Les mesures barrières sont aussi un peu moins respectées, selon la récente enquête de Santé publique France. Quelque 53,5% des sondés assurent se saluer sans se serrer la main ou sans s'embrasser, contre près de 74% à la sortie du premier confinement, fin octobre 2020. Moins de 28% des personnes interrogées disent éviter les regroupements avec leurs proches, contre près de 40% après le premier confinement. Le lavage des mains, l'aératin des logements au moins deux fois par jour, le port du masque en public... Tous ces gestes barrières sont moins observés au fil du temps. Les "raisons" de cette 5e vague en donnent aussi les "clés", fait valoir l'épidémiologiste Arnaud Fontanet.
"Il faut porter des masques, ouvrir les fenêtres et limiter les moments où on se retrouve dans une situation à risque – sans masque dans un milieu clos avec les fenêtres fermées."
Arnaud Fontanet, épidémiologisteà franceinfo
Un vaccin qui perd en efficacité au fil des mois
Cette nouvelle vague naissante s'explique aussi par "une baisse d'efficacité du vaccin" au fil des mois, accentuée par "un variant Delta qui a une charge virale plus élevée que ses prédécesseurs", détaille Arnaud Fontanet. "Six mois après la deuxième dose, vous avez une protection [contre les formes sévères de la maladie] qui est de l'ordre de 50% alors qu'elle était à 90% juste après l'injection."
Or cette chute de la protection conférée par le vaccin à 50% est une bombe épidémique à retardement, note Mahmoud Zureik. "S'il y a 50 millions de Français qui sont vaccinés, cela veut dire qu'avec ces 50 %, il y a 25 millions de personnes en France vaccinées qui peuvent être infectées et qui peuvent transmettre le virus, c'est donc un réservoir énorme." "Si nous laissons flamber les contaminations, on va nécessairement finir par avoir des malades", prévient l'anesthésiste-réanimateur Jean-Michel Constantin.

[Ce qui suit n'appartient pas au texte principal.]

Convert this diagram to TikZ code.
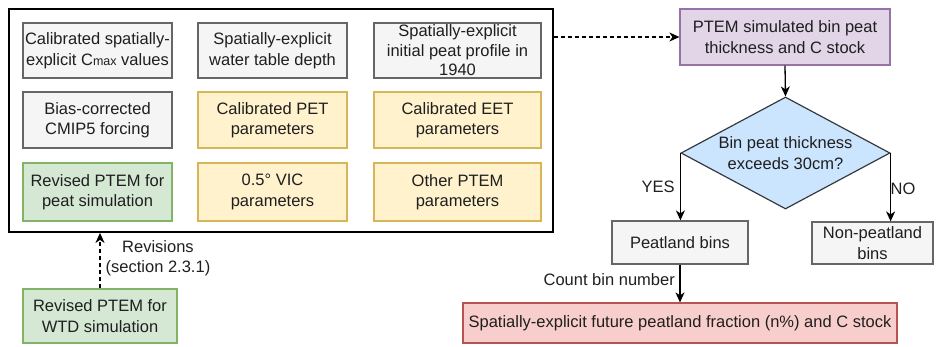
\documentclass[tikz,border=0pt]{standalone}
\usepackage{fontspec}
\setmainfont{Liberation Sans}
\usetikzlibrary{shapes.geometric,arrows.meta}

\definecolor{txt}{HTML}{1F1F1F}
\definecolor{greyfill}{HTML}{F5F5F5}
\definecolor{greyline}{HTML}{666666}
\definecolor{yelfill}{HTML}{FFF2CC}
\definecolor{yelline}{HTML}{D6B656}
\definecolor{grnfill}{HTML}{D5E8D4}
\definecolor{grnline}{HTML}{82B366}
\definecolor{purfill}{HTML}{E1D5E7}
\definecolor{purline}{HTML}{9673A6}
\definecolor{bluefill}{HTML}{CCE5FF}
\definecolor{blueline}{HTML}{36393D}
\definecolor{redfill}{HTML}{F8CECC}
\definecolor{redline}{HTML}{B85450}

\tikzset{
  basefont/.style={font=\fontsize{16.5}{20.5}\selectfont, text=txt},
  box/.style={basefont, draw, line width=1.2pt, align=center, inner sep=0pt},
  greybox/.style={box, fill=greyfill, draw=greyline},
  yelbox/.style={box, fill=yelfill, draw=yelline},
  grnbox/.style={box, fill=grnfill, draw=grnline},
  purbox/.style={box, fill=purfill, draw=purline},
  redbox/.style={box, fill=redfill, draw=redline},
  colA/.style={minimum width=149pt},
  colB/.style={minimum width=149pt},
  colC/.style={minimum width=167pt},
  conn/.style={draw=black, line width=1.3pt, -{Stealth[length=10pt,width=9pt,inset=3pt]}},
  dashconn/.style={conn, dash pattern=on 4pt off 3pt},
  lbl/.style={basefont, align=center, inner sep=1pt}
}

\begin{document}
\begin{tikzpicture}[x=1pt, y=-1pt]
  \useasboundingbox (0,0) rectangle (936,346);

  % frame holding the model inputs
  \node[draw=black, line width=1.8pt, minimum width=544pt, minimum height=223pt, inner sep=0pt] (inputs) at (281,120.5) {};

  % first row
  \node[greybox, colA, minimum height=55pt] (cmax) at (97.5,50.5) {Calibrated spatially-\\explicit C{\fontsize{12.5}{14}\selectfont max} values};
  \node[greybox, colB, minimum height=55pt] (wtd) at (272.5,50.5) {Spatially-explicit\\water table depth};
  \node[greybox, colC, minimum height=55pt, font=\fontsize{16.5}{19.5}\selectfont] (init) at (457.5,50.5) {Spatially-explicit\\initial peat profile in\\1940};

  % second row
  \node[greybox, colA, minimum height=56pt] (cmip) at (97.5,120) {Bias-corrected\\CMIP5 forcing};
  \node[yelbox, colB, minimum height=56pt] (pet) at (272.5,120) {Calibrated PET\\parameters};
  \node[yelbox, colC, minimum height=56pt] (eet) at (457.5,120) {Calibrated EET\\parameters};

  % third row
  \node[grnbox, colA, minimum height=58pt] (peatsim) at (97.5,192) {Revised PTEM for\\peat simulation};
  \node[yelbox, colB, minimum height=58pt] (vic) at (272.5,192) {0.5° VIC\\parameters};
  \node[yelbox, colC, minimum height=58pt] (other) at (457.5,192) {Other PTEM\\parameters};

  % model used for the water table
  \node[grnbox, minimum width=154pt, minimum height=54pt] (wtdsim) at (100,316) {Revised PTEM for\\WTD simulation};

  % right-hand flow
  \node[purbox, minimum width=210pt, minimum height=56pt] (ptem) at (785,37) {PTEM simulated bin peat\\thickness and C stock};
  \node[diamond, draw=blueline, fill=bluefill, line width=1.2pt, minimum width=209pt, minimum height=112pt, inner sep=0pt] (test) at (785.5,153) {};
  \node[lbl] (testtext) at (785.5,153) {Bin peat thickness\\exceeds 30cm?};
  \node[greybox, minimum width=136pt, minimum height=43pt] (peatbins) at (680,242.5) {Peatland bins};
  \node[greybox, minimum width=121pt, minimum height=42pt] (nonpeat) at (872.5,243) {Non-peatland\\bins};
  \node[redbox, minimum width=434pt, minimum height=40pt] (future) at (680,323) {Spatially-explicit future peatland fraction (n\%) and C stock};

  % connectors
  \draw[dashconn] (wtdsim.north) -- (wtdsim.north |- inputs.south);
  \node[lbl] (revlbl) at (158,258) {Revisions\\(section 2.3.1)};

  \draw[dashconn] (inputs.east |- ptem.west) -- (ptem.west);
  \draw[conn] (ptem.south) -- (test.north);
  \draw[conn] (test.west) -- (test.west |- peatbins.north);
  \draw[conn] (test.east) -- (test.east |- nonpeat.north);
  \draw[conn] (peatbins.south) -- (future.north);

  \node[lbl] (yes) at (658,187) {YES};
  \node[lbl] (no) at (903,189) {NO};
  \node[lbl, anchor=east] (count) at (676,280) {Count bin number};
\end{tikzpicture}
\end{document}
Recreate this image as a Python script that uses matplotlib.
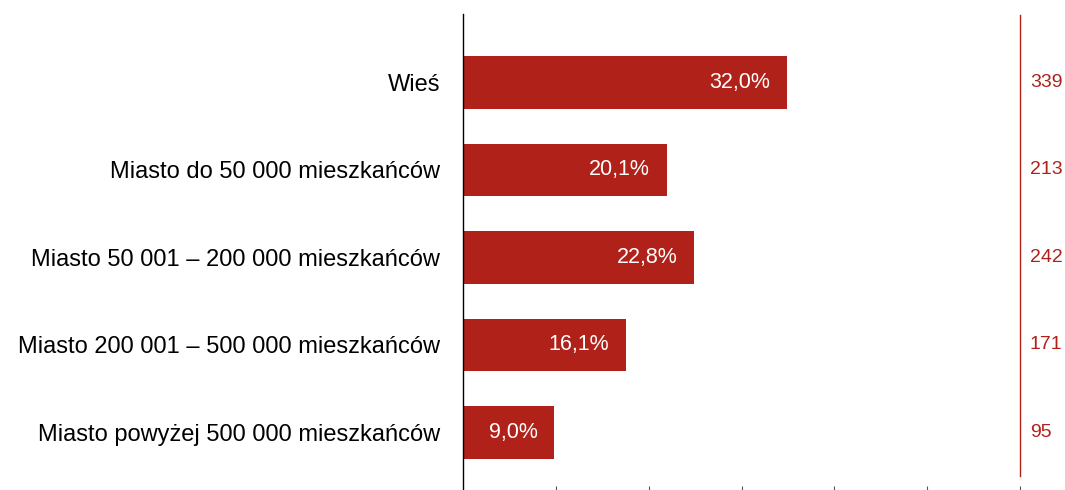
import numpy as np
import matplotlib.pyplot as plt

plt.rcParams['font.family'] = ['Liberation Sans', 'DejaVu Sans']

categories = ['Wieś', 'Miasto do 50 000 mieszkańców', 'Miasto 50 001 – 200 000 mieszkańców',
              'Miasto 200 001 – 500 000 mieszkańców', 'Miasto powyżej 500 000 mieszkańców']
shares = [32.0, 20.1, 22.8, 16.1, 9.0]
counts = [339, 213, 242, 171, 95]

RED = '#B0211A'

fig = plt.figure(figsize=(10.65, 4.9), dpi=100)
ax = fig.add_axes([463 / 1065, 0, (1020 - 463) / 1065, 476 / 490])

y = np.arange(len(categories))
ax.barh(y, shares, height=0.6, color=RED)

for yi, v in zip(y, shares):
    ax.annotate(f'{v:.1f}'.replace('.', ',') + '%', (v, yi), xytext=(-12, 0),
                textcoords='offset points', ha='right', va='center',
                color='white', fontsize=15.5)

for yi, c in zip(y, counts):
    ax.annotate(str(c), (1, yi), xycoords=('axes fraction', 'data'), xytext=(7, 0),
                textcoords='offset points', ha='left', va='center',
                color=RED, fontsize=14, annotation_clip=False)

ax.set_xlim(0, 55)
ax.set_ylim(4.66, -0.78)
ax.set_yticks(y)
ax.set_yticklabels(categories, fontsize=17)
ax.tick_params(axis='y', length=0, pad=16.5)
ax.set_xticks(np.linspace(0, 55, 7)[1:])
ax.set_xticklabels([])
ax.tick_params(axis='x', direction='in', length=3, color='#555555')

for s in ['top', 'right', 'bottom']:
    ax.spines[s].set_visible(False)
ax.spines['left'].set_color('black')
ax.spines['left'].set_linewidth(1)

ax.plot([1, 1], [0.029, 0.998], transform=ax.transAxes, color=RED,
        linewidth=1, clip_on=False)

fig.savefig('out.png', dpi=100)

Une dose de rappel qui "booste" l'immunité
La baisse de l'efficacité du vaccin peut être compensée par l'injection d'une dose de rappel, ouverte à tous les adultes depuis les annonces d'Olivier Véran jeudi. "On sait qu'un mois après avoir reçu votre dose de rappel, la concentration d'anticorps neutralisants est cinq à dix fois supérieure à ce qu'elle était un mois après la deuxième dose, fait valoir Arnaud Fontanet. Le rappel booste vraiment votre immunité."
"Ça divise par 10 votre risque d'infection, par 20 votre risque d'hospitalisation par rapport à des gens qui ont eu une deuxième dose mais pas de rappel."
Arnaud Fontanetà franceinfo
Mahmoud Zureik liste "trois grands piliers" sur lesquels s'appuyer pour aplatir cette cinquième vague : la vaccination, les gestes barrières, en y incluant le pass sanitaire, et le dépistage et traçage des cas.
"Tout l'enjeu du contrôle de la circulation du virus, c'est d'éviter d'avoir un système de santé saturé, résume à franceinfo Bruno Lina, professeur de virologie aux Hospices civils de Lyon et membre du Conseil scientifique. Or, pour l'instant, si on continue à appliquer les mesures que l'on utilise et si on conserve un niveau de protection induit par la vaccination qui est aussi haut que celui qu'on a, il est possible que l'on maîtrise effectivement cette épidémie. La maîtriser, ce n'est pas empêcher le virus de circuler."